→ Problem details:
Select lines where the word "this" appears.

→ Input rows:
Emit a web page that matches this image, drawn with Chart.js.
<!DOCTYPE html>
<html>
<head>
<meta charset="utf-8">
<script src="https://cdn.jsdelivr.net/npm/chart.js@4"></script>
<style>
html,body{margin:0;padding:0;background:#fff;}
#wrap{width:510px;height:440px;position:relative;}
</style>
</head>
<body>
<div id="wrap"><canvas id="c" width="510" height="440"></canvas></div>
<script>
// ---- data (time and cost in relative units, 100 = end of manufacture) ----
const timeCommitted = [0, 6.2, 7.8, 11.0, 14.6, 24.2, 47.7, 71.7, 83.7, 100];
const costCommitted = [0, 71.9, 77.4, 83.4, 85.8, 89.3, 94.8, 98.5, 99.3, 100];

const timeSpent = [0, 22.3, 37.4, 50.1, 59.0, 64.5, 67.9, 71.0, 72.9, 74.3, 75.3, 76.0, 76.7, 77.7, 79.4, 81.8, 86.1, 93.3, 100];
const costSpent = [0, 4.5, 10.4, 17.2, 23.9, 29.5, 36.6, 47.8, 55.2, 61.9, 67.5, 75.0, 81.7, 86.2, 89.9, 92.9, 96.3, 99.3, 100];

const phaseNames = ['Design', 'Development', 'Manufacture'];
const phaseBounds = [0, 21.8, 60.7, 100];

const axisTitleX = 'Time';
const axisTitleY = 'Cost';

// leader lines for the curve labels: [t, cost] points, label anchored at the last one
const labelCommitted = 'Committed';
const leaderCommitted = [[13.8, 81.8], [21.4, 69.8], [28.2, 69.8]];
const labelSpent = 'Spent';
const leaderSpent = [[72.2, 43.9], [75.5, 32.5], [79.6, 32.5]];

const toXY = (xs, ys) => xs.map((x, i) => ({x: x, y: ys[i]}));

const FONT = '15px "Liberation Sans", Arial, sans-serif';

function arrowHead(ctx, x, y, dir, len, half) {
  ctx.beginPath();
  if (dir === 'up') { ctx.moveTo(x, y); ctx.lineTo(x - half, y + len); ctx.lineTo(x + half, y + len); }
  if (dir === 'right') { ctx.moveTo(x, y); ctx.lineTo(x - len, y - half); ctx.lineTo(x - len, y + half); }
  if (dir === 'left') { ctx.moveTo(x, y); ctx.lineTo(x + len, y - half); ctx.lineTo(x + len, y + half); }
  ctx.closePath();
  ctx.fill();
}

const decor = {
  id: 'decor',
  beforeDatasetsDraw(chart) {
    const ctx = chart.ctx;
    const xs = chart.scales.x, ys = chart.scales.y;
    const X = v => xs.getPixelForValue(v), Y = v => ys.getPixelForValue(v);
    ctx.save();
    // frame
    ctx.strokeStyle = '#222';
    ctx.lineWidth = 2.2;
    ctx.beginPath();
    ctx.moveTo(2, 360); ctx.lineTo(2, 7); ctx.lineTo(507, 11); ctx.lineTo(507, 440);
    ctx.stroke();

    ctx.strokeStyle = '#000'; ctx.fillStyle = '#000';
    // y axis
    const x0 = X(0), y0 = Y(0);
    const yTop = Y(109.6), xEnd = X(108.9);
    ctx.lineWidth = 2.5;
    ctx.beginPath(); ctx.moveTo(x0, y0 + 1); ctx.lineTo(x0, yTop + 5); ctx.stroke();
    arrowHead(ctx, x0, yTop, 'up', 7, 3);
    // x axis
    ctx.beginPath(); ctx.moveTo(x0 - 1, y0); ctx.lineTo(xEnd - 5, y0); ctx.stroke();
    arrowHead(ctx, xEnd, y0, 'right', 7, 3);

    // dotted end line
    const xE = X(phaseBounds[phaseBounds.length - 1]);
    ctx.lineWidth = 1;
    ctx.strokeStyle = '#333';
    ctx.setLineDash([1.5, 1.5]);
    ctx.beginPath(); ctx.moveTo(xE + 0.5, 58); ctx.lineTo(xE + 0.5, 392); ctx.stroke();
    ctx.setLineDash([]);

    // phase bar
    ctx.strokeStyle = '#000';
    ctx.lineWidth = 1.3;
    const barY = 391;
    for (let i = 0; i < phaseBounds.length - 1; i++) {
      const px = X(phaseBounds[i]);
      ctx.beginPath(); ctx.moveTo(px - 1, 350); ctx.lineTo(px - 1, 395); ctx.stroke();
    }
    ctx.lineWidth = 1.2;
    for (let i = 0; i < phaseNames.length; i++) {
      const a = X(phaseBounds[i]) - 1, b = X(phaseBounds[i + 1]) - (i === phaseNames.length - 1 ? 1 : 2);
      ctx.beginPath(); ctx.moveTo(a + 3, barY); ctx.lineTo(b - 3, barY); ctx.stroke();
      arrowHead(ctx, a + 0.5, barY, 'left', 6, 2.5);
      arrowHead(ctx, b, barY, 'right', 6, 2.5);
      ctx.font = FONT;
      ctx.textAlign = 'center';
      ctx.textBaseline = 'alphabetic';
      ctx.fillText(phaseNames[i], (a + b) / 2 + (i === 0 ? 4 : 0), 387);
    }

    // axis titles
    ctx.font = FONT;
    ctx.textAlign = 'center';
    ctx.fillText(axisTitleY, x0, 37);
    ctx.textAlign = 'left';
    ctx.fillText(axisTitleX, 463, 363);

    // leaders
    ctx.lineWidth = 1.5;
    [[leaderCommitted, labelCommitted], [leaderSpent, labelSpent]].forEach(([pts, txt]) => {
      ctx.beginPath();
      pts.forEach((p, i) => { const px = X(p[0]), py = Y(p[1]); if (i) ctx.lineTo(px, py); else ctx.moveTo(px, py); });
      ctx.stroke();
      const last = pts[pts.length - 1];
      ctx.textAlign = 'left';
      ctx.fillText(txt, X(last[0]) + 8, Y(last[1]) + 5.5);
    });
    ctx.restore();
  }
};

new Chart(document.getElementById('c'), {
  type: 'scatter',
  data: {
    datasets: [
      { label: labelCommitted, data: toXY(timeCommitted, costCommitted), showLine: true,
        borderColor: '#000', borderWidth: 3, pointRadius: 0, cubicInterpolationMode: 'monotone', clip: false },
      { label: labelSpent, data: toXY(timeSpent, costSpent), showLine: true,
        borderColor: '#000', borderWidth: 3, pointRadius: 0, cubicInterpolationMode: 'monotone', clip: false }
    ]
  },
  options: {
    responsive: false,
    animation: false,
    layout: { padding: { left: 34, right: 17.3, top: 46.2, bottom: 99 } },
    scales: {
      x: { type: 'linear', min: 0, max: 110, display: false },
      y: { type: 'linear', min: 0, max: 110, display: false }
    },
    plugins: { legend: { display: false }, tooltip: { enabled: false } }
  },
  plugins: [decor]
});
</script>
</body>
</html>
* * *
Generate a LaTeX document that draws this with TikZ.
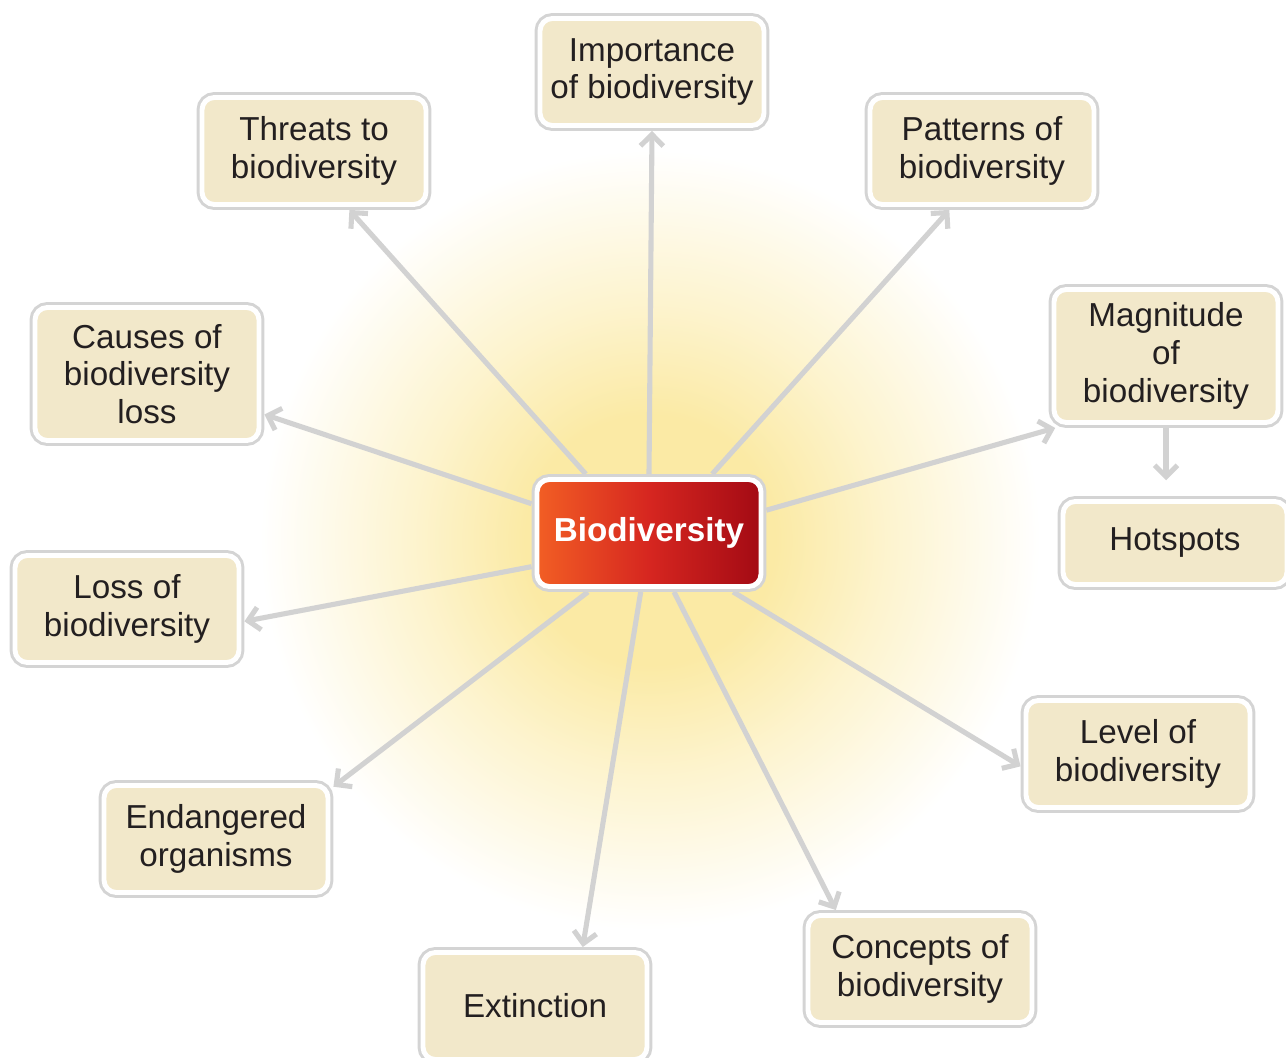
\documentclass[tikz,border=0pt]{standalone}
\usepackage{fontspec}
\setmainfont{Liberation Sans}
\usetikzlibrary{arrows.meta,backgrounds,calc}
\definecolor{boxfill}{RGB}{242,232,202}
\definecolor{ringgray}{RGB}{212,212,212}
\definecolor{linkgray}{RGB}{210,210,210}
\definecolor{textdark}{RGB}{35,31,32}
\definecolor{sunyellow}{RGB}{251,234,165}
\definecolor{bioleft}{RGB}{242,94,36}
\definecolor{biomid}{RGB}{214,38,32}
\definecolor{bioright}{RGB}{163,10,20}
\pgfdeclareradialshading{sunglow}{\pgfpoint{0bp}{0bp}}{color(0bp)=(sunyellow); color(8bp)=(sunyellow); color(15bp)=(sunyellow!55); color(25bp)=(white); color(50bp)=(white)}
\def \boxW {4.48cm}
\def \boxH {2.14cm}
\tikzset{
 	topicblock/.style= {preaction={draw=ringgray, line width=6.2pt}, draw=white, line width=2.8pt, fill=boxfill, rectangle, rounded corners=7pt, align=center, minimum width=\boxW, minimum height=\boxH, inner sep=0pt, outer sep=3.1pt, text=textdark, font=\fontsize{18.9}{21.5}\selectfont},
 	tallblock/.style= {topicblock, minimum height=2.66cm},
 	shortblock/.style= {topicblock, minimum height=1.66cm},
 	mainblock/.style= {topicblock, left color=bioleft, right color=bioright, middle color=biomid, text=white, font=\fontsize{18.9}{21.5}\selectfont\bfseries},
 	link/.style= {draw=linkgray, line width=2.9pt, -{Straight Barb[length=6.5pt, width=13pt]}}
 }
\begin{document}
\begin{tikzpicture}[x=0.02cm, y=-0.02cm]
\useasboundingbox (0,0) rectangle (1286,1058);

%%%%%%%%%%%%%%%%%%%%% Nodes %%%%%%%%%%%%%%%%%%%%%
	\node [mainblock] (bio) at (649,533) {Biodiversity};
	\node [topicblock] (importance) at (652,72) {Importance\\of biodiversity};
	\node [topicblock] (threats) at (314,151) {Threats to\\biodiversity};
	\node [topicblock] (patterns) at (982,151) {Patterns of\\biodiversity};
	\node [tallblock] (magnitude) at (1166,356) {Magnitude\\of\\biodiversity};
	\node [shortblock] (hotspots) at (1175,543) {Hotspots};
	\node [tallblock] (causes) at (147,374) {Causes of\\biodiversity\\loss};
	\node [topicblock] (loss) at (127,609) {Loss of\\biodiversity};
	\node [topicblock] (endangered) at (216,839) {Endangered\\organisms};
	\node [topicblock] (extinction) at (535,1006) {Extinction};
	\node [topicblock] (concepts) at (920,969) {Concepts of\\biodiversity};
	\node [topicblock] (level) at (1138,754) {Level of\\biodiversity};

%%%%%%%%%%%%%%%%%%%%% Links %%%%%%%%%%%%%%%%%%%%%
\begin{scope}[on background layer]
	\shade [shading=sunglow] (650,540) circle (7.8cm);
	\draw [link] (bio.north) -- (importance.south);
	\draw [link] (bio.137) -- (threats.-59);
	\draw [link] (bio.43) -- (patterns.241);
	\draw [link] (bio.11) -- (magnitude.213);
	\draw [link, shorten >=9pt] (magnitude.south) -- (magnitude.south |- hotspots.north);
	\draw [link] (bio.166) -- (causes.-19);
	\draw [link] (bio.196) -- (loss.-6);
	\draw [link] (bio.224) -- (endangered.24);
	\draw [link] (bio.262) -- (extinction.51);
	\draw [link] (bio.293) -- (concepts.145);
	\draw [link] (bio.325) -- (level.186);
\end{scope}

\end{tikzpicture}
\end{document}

→ Expected output:
Emit a web page that matches this image, drawn with Chart.js.
Generate a LaTeX document that draws this with TikZ.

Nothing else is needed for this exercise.